▶ Work to be completed: How many lines of the records below contain the word "this"? Answer with the number alone.
┄┄┄┄┄┄┄┄┄┄┄┄┄┄┄┄┄┄┄┄
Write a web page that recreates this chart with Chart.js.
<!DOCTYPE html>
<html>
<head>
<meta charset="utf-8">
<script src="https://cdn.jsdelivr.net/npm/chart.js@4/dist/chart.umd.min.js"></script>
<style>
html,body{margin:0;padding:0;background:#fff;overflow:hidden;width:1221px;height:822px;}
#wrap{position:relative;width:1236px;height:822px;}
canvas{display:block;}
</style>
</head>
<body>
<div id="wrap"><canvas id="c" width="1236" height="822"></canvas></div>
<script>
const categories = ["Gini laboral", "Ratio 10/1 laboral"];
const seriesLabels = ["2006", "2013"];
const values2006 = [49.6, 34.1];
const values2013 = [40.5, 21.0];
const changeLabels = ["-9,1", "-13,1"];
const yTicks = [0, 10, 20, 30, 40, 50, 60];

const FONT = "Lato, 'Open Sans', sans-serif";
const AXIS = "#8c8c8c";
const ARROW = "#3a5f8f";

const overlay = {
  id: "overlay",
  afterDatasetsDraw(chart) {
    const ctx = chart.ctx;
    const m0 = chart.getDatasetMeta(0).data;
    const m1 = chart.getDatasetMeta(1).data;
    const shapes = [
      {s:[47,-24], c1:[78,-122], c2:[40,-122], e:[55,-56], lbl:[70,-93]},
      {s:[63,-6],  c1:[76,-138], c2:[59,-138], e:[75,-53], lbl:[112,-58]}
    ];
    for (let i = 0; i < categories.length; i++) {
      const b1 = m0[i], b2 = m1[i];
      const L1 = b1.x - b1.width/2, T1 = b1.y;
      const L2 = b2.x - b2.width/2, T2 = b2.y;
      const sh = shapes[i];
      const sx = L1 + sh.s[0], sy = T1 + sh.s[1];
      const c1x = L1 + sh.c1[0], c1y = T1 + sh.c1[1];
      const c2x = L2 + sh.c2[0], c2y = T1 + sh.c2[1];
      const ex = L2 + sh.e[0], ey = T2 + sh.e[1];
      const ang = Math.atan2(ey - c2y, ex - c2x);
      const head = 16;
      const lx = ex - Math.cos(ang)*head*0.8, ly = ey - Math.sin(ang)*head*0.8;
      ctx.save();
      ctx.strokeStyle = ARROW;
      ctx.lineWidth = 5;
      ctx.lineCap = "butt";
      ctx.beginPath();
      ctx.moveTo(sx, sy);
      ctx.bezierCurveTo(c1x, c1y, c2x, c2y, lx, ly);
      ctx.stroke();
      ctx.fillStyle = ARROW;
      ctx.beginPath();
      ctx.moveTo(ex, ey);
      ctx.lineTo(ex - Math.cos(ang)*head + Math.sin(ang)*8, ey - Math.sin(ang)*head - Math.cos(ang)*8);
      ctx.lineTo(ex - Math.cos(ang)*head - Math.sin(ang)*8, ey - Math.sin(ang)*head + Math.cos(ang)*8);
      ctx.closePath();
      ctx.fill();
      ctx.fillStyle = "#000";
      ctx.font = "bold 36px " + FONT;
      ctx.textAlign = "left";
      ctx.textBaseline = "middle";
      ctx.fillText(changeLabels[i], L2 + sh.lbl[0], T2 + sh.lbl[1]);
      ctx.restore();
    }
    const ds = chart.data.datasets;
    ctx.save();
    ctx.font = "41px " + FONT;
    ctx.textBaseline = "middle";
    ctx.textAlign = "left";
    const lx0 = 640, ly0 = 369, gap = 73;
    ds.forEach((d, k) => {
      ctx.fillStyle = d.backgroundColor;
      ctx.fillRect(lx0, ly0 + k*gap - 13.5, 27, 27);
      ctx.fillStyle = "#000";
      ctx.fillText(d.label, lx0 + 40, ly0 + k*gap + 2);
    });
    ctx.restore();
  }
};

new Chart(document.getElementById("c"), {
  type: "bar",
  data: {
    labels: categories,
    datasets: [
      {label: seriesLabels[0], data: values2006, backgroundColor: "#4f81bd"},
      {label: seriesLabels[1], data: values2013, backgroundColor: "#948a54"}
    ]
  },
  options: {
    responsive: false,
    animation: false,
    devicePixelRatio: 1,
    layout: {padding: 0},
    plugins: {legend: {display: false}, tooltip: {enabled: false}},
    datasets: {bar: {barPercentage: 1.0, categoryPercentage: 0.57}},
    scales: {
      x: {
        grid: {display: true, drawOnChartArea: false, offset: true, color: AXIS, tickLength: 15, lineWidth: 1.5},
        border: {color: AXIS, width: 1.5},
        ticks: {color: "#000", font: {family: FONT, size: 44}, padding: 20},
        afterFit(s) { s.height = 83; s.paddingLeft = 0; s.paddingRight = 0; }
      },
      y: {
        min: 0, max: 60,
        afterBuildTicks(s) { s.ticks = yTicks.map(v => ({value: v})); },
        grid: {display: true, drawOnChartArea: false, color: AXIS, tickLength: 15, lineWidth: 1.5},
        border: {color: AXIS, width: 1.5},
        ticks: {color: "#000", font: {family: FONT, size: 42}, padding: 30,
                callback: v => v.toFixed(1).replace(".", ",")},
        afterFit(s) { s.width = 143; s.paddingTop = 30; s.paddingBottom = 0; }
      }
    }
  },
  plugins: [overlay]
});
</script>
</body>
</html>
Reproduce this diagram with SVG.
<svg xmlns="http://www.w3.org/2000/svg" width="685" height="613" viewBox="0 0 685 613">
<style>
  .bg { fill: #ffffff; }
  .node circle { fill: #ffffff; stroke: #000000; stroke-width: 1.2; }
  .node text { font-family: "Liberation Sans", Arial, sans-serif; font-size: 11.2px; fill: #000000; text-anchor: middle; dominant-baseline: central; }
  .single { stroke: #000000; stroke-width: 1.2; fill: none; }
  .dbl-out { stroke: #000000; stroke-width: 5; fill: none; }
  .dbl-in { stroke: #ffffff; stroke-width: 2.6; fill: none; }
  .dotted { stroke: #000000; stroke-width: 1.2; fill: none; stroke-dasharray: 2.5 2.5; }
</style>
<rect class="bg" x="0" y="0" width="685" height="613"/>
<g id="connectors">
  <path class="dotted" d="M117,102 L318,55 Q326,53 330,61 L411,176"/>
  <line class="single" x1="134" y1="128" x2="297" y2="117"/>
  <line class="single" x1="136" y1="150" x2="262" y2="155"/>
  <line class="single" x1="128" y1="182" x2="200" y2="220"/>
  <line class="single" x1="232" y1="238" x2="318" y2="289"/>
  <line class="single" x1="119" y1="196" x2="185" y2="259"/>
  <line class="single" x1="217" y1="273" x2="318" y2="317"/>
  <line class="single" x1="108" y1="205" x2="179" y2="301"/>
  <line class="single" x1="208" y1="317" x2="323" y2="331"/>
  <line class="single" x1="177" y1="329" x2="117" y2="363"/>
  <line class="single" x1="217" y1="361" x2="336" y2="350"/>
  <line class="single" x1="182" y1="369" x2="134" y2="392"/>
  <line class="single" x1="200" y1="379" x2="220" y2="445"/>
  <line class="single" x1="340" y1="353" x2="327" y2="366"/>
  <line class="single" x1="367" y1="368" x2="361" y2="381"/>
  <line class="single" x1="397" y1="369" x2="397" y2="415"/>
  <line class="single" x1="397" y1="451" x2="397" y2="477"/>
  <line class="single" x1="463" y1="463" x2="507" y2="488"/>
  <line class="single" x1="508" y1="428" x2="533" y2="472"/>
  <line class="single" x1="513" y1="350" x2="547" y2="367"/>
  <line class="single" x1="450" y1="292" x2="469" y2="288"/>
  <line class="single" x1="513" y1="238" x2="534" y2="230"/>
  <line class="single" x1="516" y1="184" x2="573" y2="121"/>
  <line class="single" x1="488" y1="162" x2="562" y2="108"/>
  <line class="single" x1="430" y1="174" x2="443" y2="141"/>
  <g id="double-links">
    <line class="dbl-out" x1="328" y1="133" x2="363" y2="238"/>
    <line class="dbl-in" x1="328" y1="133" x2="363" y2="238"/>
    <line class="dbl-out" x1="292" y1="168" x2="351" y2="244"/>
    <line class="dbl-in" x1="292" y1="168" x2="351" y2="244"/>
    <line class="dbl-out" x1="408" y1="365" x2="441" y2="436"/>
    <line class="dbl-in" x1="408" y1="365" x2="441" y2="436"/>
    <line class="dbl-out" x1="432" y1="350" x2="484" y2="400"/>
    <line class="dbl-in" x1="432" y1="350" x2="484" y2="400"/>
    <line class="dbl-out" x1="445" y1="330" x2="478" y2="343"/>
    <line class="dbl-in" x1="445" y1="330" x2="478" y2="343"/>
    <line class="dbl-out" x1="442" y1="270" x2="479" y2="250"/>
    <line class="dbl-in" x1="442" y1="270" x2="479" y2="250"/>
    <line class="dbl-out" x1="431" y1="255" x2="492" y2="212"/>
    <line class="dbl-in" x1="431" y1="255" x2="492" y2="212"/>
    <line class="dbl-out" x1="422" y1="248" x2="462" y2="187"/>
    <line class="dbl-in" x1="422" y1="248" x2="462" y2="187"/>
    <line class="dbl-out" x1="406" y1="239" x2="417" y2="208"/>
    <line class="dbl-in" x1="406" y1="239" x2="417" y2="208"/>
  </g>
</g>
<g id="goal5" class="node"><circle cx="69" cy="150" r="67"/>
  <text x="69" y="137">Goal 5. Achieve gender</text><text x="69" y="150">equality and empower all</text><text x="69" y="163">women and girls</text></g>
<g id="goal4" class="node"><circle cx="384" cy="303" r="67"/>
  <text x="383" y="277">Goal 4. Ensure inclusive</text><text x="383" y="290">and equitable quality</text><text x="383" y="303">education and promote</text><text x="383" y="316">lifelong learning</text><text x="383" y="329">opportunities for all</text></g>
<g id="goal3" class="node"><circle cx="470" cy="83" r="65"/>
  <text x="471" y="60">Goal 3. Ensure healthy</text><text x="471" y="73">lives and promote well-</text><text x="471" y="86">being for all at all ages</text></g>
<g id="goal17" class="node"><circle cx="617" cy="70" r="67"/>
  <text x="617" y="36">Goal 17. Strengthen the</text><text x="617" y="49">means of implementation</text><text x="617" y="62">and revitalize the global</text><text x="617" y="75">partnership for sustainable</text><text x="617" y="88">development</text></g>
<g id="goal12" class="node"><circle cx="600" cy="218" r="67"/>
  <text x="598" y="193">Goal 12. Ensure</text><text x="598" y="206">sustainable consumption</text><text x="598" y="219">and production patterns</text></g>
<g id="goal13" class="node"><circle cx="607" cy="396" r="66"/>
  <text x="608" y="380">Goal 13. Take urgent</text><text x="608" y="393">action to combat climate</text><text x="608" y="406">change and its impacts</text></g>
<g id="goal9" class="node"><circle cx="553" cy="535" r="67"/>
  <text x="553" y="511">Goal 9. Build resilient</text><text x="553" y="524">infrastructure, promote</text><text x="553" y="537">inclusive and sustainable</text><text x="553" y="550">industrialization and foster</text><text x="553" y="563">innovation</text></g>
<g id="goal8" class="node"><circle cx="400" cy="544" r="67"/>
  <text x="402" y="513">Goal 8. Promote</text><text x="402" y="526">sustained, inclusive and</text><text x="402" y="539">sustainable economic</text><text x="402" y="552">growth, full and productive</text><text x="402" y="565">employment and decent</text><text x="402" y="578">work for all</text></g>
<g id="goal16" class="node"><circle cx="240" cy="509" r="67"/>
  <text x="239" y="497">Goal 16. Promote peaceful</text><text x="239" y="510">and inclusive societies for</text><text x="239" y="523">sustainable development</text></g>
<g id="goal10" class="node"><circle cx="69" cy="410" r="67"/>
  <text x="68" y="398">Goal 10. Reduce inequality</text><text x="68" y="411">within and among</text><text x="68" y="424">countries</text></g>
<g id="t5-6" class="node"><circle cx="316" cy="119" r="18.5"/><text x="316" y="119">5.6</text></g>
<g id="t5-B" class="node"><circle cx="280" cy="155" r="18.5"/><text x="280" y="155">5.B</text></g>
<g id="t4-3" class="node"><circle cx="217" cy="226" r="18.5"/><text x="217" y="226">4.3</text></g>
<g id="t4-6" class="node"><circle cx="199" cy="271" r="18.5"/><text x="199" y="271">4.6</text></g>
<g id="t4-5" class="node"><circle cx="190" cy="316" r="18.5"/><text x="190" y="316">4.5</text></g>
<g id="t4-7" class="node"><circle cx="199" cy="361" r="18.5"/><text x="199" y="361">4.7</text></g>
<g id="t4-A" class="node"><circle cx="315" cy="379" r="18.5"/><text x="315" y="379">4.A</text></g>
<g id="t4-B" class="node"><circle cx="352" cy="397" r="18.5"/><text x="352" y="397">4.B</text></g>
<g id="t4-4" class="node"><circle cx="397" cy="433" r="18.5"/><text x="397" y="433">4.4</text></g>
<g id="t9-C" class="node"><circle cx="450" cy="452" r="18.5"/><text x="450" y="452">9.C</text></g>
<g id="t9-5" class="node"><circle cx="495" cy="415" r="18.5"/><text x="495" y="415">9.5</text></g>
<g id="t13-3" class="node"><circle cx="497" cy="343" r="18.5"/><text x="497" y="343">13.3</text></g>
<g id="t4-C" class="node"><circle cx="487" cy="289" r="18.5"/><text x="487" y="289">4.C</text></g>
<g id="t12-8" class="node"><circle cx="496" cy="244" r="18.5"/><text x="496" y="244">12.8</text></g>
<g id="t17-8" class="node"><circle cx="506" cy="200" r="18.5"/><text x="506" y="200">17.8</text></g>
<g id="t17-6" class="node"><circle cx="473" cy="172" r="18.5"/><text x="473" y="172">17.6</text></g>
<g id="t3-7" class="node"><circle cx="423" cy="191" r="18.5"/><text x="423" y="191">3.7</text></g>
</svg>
┄┄┄┄┄┄┄┄┄┄┄┄┄┄┄┄┄┄┄┄
▶ Final result: 2